» **WHAT YOU WILL DO**
Wherever a line in the data below holds "React", copy that line.

» **DATA SHOWN**
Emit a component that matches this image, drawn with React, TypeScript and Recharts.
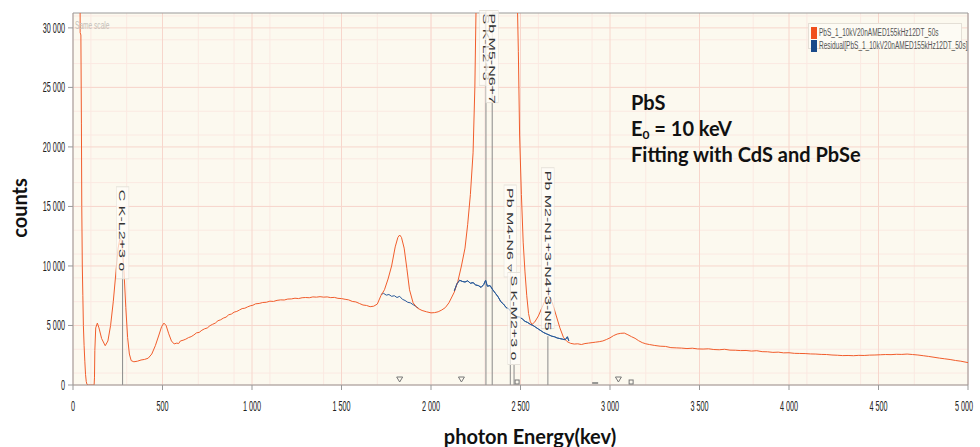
import React from 'react';
import { LineChart, Line, XAxis, YAxis, CartesianGrid, ReferenceLine, ReferenceDot, Legend } from 'recharts';

// ---- spectrum (photon energy in eV, counts), read in four stretches ----
const energyLow = [
  38, 40, 44, 47, 49, 52, 55, 58, 62, 66, 70, 74, 78, 85, 100, 118, 120, 122, 127, 136, 145, 160, 180, 195,
  210, 225, 240, 252, 262, 268, 275, 285, 295, 305, 315, 325, 340, 360, 380, 400, 420, 440, 460, 480, 495,
  508, 520, 535, 550,
];
const countsLow = [
  60000, 29600, 29400, 22000, 15000, 10000, 7500, 5000, 3300, 2000, 900, 300, 50, 0, 0, 0, 600, 2900, 4800, 5200, 4800, 3900, 3300, 3700,
  5000, 7000, 9500, 11500, 12300, 12250, 11500, 9500, 6500, 4000, 2600, 2050, 1950, 2000, 2100, 2150, 2250, 2600, 3300, 4200, 4900,
  5200, 5000, 4300, 3700,
];
const energyMid = [
  565, 580, 590, 600, 615, 630, 645, 660, 675, 690, 705, 720, 735, 750, 765, 780, 795, 810, 825, 840,
  855, 870, 885, 900, 915, 930, 945, 960, 975, 990, 1005, 1020, 1040, 1060, 1080, 1100, 1120, 1140, 1160, 1180,
  1200, 1220, 1240, 1260, 1280, 1300, 1320, 1340, 1360, 1380, 1400, 1420, 1440, 1460, 1480, 1500, 1520, 1540, 1560, 1580,
  1600, 1620, 1640, 1660, 1680, 1700,
];
const countsMid = [
  3450, 3520, 3480, 3700, 3760, 3850, 3980, 4060, 4200, 4380, 4420, 4600, 4720, 4790, 4980, 5100, 5200, 5400, 5480, 5620,
  5700, 5900, 5960, 6120, 6180, 6300, 6420, 6450, 6560, 6650, 6700, 6820, 6850, 6930, 6950, 7040, 7020, 7110, 7150, 7140,
  7220, 7230, 7290, 7260, 7330, 7350, 7330, 7400, 7380, 7420, 7380, 7400, 7340, 7360, 7280, 7260, 7200, 7150, 7020, 6980,
  6850, 6720, 6680, 6580, 6620, 6800,
];
const energyPeaks = [
  1720, 1740, 1760, 1780, 1800, 1815, 1825, 1835, 1850, 1865, 1880, 1900, 1925, 1950, 1975, 2000, 2020, 2040, 2060, 2080,
  2100, 2130, 2150, 2170, 2190, 2205, 2220, 2235, 2245, 2252, 2270, 2300, 2340, 2400, 2450, 2480, 2488, 2495, 2505, 2515,
  2525, 2535, 2545, 2555, 2565, 2580, 2600, 2620, 2640, 2655, 2665, 2680, 2700, 2720, 2740, 2760,
];
const countsPeaks = [
  7500, 8000, 8900, 10000, 11600, 12400, 12600, 12400, 11500, 9800, 8000, 6900, 6450, 6260, 6150, 6060, 6080, 6150, 6300, 6500,
  6900, 7800, 8700, 10000, 11500, 13500, 16000, 19500, 25000, 32000, 45000, 60000, 70000, 60000, 45000, 34000, 28000, 21000, 16000, 12000,
  9500, 7500, 6000, 5300, 5100, 5300, 5800, 6500, 7200, 7450, 7400, 6800, 5800, 4800, 4000, 3650,
];
const energyHigh = [
  2780, 2800, 2820, 2840, 2860, 2880, 2900, 2920, 2940, 2960, 2980, 3000, 3020, 3040, 3060, 3080, 3100, 3120, 3140, 3160,
  3180, 3200, 3220, 3250, 3280, 3310, 3340, 3370, 3400, 3430, 3460, 3490, 3520, 3550, 3580, 3610, 3640, 3670, 3700, 3730,
  3760, 3790, 3820, 3850, 3880, 3910, 3940, 3970, 4000, 4030, 4060, 4090, 4120, 4150, 4180, 4210, 4240, 4270, 4300, 4330,
  4360, 4390, 4420, 4450, 4480, 4510, 4540, 4570, 4600, 4630, 4660, 4690, 4720, 4750, 4780, 4810, 4840, 4870, 4900, 4930,
  4960, 5000,
];
const countsHigh = [
  3500, 3440, 3460, 3400, 3480, 3520, 3560, 3600, 3640, 3700, 3820, 3960, 4150, 4280, 4340, 4360, 4220, 4060, 3920, 3720,
  3560, 3460, 3400, 3320, 3260, 3240, 3140, 3120, 3100, 3060, 3090, 3030, 3020, 3040, 2980, 2960, 3000, 2930, 2920, 2890,
  2900, 2850, 2880, 2800, 2790, 2740, 2760, 2700, 2710, 2660, 2650, 2640, 2610, 2600, 2570, 2560, 2520, 2500, 2470, 2480,
  2460, 2490, 2480, 2510, 2520, 2540, 2560, 2550, 2580, 2570, 2600, 2560, 2520, 2460, 2400, 2330, 2260, 2200, 2140, 2060,
  2000, 1880,
];
const residualEnergy = [
  1720, 1735, 1750, 1765, 1780, 1795, 1810, 1825, 1840, 1855, 1870, 1885, 1900, 1915, 1930, 2030,
  2130, 2145, 2160, 2175, 2190, 2205, 2220, 2235, 2250, 2265, 2280, 2295, 2305, 2315, 2330, 2345, 2360,
  2375, 2390, 2405, 2420, 2435, 2450, 2465, 2480, 2495, 2510, 2525, 2540, 2555, 2570, 2585, 2600, 2615,
  2630, 2645, 2660, 2675, 2690, 2705, 2720, 2735, 2750, 2762, 2770,
];
const residualCounts: (number | null)[] = [
  7600, 7700, 7550, 7600, 7450, 7500, 7350, 7450, 7200, 7100, 6950, 6900, 6750, 6600, 6450, null,
  7900, 8500, 8800, 8700, 8650, 8750, 8550, 8600, 8400, 8350, 8200, 8450, 8800, 8300, 8350, 8000, 7700,
  7400, 7000, 6800, 6500, 6400, 6100, 5950, 5750, 5700, 5550, 5350, 5250, 5100, 5000, 4850, 4700, 4550,
  4400, 4300, 4200, 4100, 4050, 3950, 3900, 3850, 3800, 4050, 3700,
];
const xTicks = [0, 500, 1000, 1500, 2000, 2500, 3000, 3500, 4000, 4500, 5000];
const yTicks = [0, 5000, 10000, 15000, 20000, 25000, 30000];
const xMinor = Array.from({ length: 51 }, (_, i) => i * 100);
const yMinor = Array.from({ length: 32 }, (_, i) => i * 1000);

const seriesNames = ['PbS_1_10kV20nAMED155kHz12DT_50s', 'Residual[PbS_1_10kV20nAMED155kHz12DT_50s]'];
const seriesColors = ['#f15d2c', '#2a5b9a'];

// X-ray line markers
const markerLabels = ['C K-L2+3', 'S K-L2+3', 'Pb M5-N6+7', 'Pb M4-N6', 'S K-M2+3', 'Pb M2-N1+3-N4+3-N5'];
const markerSymbols = ['o', '', '', '▿', 'o', ''];
const markerEnergy = [277, 2307, 2342, 2443, 2464, 2653];
const markerLabelTop = [16400, 31200, 31200, 16550, 9200, 18000];
const markerLineTop: (number | null)[] = [9750, null, null, 9900, 1750, 4100];
const minorMarkerEnergy = [1825, 2170, 2481, 2917, 3047, 3118];
const minorMarkerKind = ['tri', 'tri', 'sq', 'dash', 'tri', 'sq'];

const energy = [...energyLow, ...energyMid, ...energyPeaks, ...energyHigh];
const counts = [...countsLow, ...countsMid, ...countsPeaks, ...countsHigh];
const spectrumData = energy.map((e, i) => ({ e, c: counts[i] }));
const residualData = residualEnergy.map((e, i) => ({ e, r: residualCounts[i] }));

const Y_MAX = 31250;

const fmt = (v: number) =>
  v >= 1000 ? `${Math.floor(v / 1000)} ${String(v % 1000).padStart(3, '0')}` : String(v);

const XTick = (props: any) => {
  const { x, y, payload } = props;
  return (
    <g transform={`translate(${x},${y})`}>
      <text transform="scale(0.52,1)" textAnchor="middle" dy="0.71em" fontSize={14} fill="#222" fontFamily="Liberation Sans, Arial, sans-serif">
        {fmt(payload.value)}
      </text>
    </g>
  );
};
const YTick = (props: any) => {
  const { x, y, payload } = props;
  return (
    <g transform={`translate(${x},${y})`}>
      <text transform="scale(0.52,1)" textAnchor="end" dy="0.355em" fontSize={14} fill="#222" fontFamily="Liberation Sans, Arial, sans-serif">
        {fmt(payload.value)}
      </text>
    </g>
  );
};

const RotLabel = ({ cx, cy, text }: { cx: number; cy: number; text: string }) => {
  const len = text.length * 8.6;
  return (
    <g transform={`translate(${cx},${cy}) rotate(90) scale(1,0.57)`}>
      <rect x={-3} y={-11} width={len + 6} height={22} fill="#fffefa" fillOpacity={0.7} stroke="#e6e2da" strokeWidth={1} />
      <text x={0} y={0} dominantBaseline="central" fontSize={16} fill="#333" fontFamily="Liberation Sans, Arial, sans-serif">
        {text}
      </text>
    </g>
  );
};

const SmallMark = ({ cx, cy, kind }: { cx: number; cy: number; kind: string }) => {
  if (kind === 'tri')
    return <path d={`M${cx - 3},${cy - 8} L${cx + 3},${cy - 8} L${cx},${cy - 3} Z`} fill="none" stroke="#777" strokeWidth={1} />;
  if (kind === 'sq') return <rect x={cx - 2} y={cy - 5} width={4} height={4} fill="none" stroke="#777" strokeWidth={1} />;
  return <line x1={cx - 3} y1={cy - 2} x2={cx + 3} y2={cy - 2} stroke="#777" strokeWidth={1.5} />;
};

const renderLegend = () => (
  <div
    style={{
      border: '1px solid #e4dfd6',
      background: '#fdfbf4',
      padding: '2px 2px',
      width: 154,
      height: 26,
      boxSizing: 'border-box',
      fontFamily: 'Liberation Sans, Arial, sans-serif',
    }}
  >
    {seriesNames.map((n, i) => (
      <div key={n} style={{ display: 'flex', alignItems: 'center', height: 13, whiteSpace: 'nowrap' }}>
        <div style={{ width: 6, height: 12, background: i === 0 ? '#f04e1c' : '#1a4a8a', flex: 'none' }} />
        <span style={{ fontSize: 10, color: '#555', marginLeft: 2, display: 'inline-block', transform: 'scaleX(0.65)', transformOrigin: 'left center' }}>
          {n}
        </span>
      </div>
    ))}
  </div>
);

const noteStyle: React.CSSProperties = {
  position: 'absolute',
  left: 631,
  fontFamily: 'Lato, sans-serif',
  fontWeight: 700,
  fontSize: 20,
  color: '#111',
  lineHeight: '20px',
  whiteSpace: 'nowrap',
};

export default function App() {
  return (
    <div style={{ position: 'absolute', left: 0, top: 0, width: 980, height: 447, background: '#fff' }}>
      <LineChart width={980} height={447} margin={{ top: 13, right: 12, left: 0, bottom: 32 }}>
        <CartesianGrid fill="#fcf9ef" stroke="#fbe9e2" strokeWidth={1} horizontalValues={yMinor} verticalValues={xMinor} />
        <CartesianGrid fill="none" stroke="#f7d6cc" strokeWidth={1} horizontalValues={yTicks} verticalValues={xTicks} />
        <XAxis
          dataKey="e"
          type="number"
          domain={[0, 5000]}
          ticks={xTicks}
          allowDataOverflow
          height={30}
          tick={<XTick />}
          tickSize={5}
          tickMargin={11}
          stroke="#999"
        />
        <YAxis
          type="number"
          domain={[0, Y_MAX]}
          ticks={yTicks}
          allowDataOverflow
          width={73}
          tick={<YTick />}
          tickSize={5}
          tickMargin={3}
          stroke="#999"
        />
        <ReferenceLine y={Y_MAX} stroke="#999" ifOverflow="visible" />
        <ReferenceLine x={5000} stroke="#999" ifOverflow="visible" />
        {markerEnergy.map((e, i) =>
          markerLineTop[i] === null ? (
            <ReferenceLine key={'l' + i} x={e} stroke="#8a8a8a" strokeWidth={1} />
          ) : (
            <ReferenceLine
              key={'l' + i}
              segment={[
                { x: e, y: 0 },
                { x: e, y: markerLineTop[i] as number },
              ]}
              stroke="#8a8a8a"
              strokeWidth={1}
            />
          )
        )}
        <Line
          data={residualData}
          dataKey="r"
          stroke={seriesColors[1]}
          strokeWidth={1}
          dot={false}
          isAnimationActive={false}
          connectNulls={false}
          name={seriesNames[1]}
        />
        <Line
          data={spectrumData}
          dataKey="c"
          stroke={seriesColors[0]}
          strokeWidth={1}
          dot={false}
          isAnimationActive={false}
          name={seriesNames[0]}
        />
        <Line
          data={residualData.filter((d) => d.e >= 2100)}
          dataKey="r"
          stroke={seriesColors[1]}
          strokeWidth={1}
          dot={false}
          isAnimationActive={false}
          legendType="none"
        />
        {markerEnergy.map((e, i) => (
          <ReferenceDot
            key={'t' + i}
            x={e}
            y={markerLabelTop[i]}
            ifOverflow="visible"
            shape={(p: any) => (
              <RotLabel cx={p.cx} cy={p.cy} text={markerSymbols[i] ? `${markerLabels[i]} ${markerSymbols[i]}` : markerLabels[i]} />
            )}
          />
        ))}
        {minorMarkerEnergy.map((e, i) => (
          <ReferenceDot
            key={'m' + i}
            x={e}
            y={0}
            ifOverflow="visible"
            shape={(p: any) => <SmallMark cx={p.cx} cy={p.cy} kind={minorMarkerKind[i]} />}
          />
        ))}
        <Legend
          layout="vertical"
          align="center"
          verticalAlign="middle"
          content={renderLegend}
          wrapperStyle={{ position: 'absolute', left: 808, top: 23, width: 158, height: 28 }}
        />
      </LineChart>
      <div style={{ position: 'absolute', left: 75, top: 19, fontSize: 11, color: '#c4c0b8', fontFamily: 'Liberation Sans, Arial, sans-serif', transform: 'scaleX(0.6)', transformOrigin: 'left top', whiteSpace: 'nowrap' }}>
        Same scale
      </div>
      <div style={{ ...noteStyle, top: 92 }}>PbS</div>
      <div style={{ ...noteStyle, top: 118 }}>
        E<span style={{ fontSize: 12, lineHeight: '12px', position: 'relative', top: 3 }}>0</span> = 10 keV
      </div>
      <div style={{ ...noteStyle, top: 144 }}>Fitting with CdS and PbSe</div>
      <div style={{ position: 'absolute', left: 0, width: 1060, top: 424, textAlign: 'center', fontFamily: 'Lato, sans-serif', fontWeight: 700, fontSize: 20, color: '#111', whiteSpace: 'nowrap' }}>
        photon Energy(kev)
      </div>
      <div style={{ position: 'absolute', left: 19, top: 208, width: 0, height: 0 }}>
        <div style={{ position: 'absolute', transform: 'translate(-50%,-50%) rotate(-90deg)', fontFamily: 'Lato, sans-serif', fontWeight: 700, fontSize: 20, color: '#111', whiteSpace: 'nowrap' }}>
          counts
        </div>
      </div>
    </div>
  );
}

» **EXPECTED ANSWER**
Emit a component that matches this image, drawn with React, TypeScript and Recharts.
import React from 'react';
const noteStyle: React.CSSProperties = {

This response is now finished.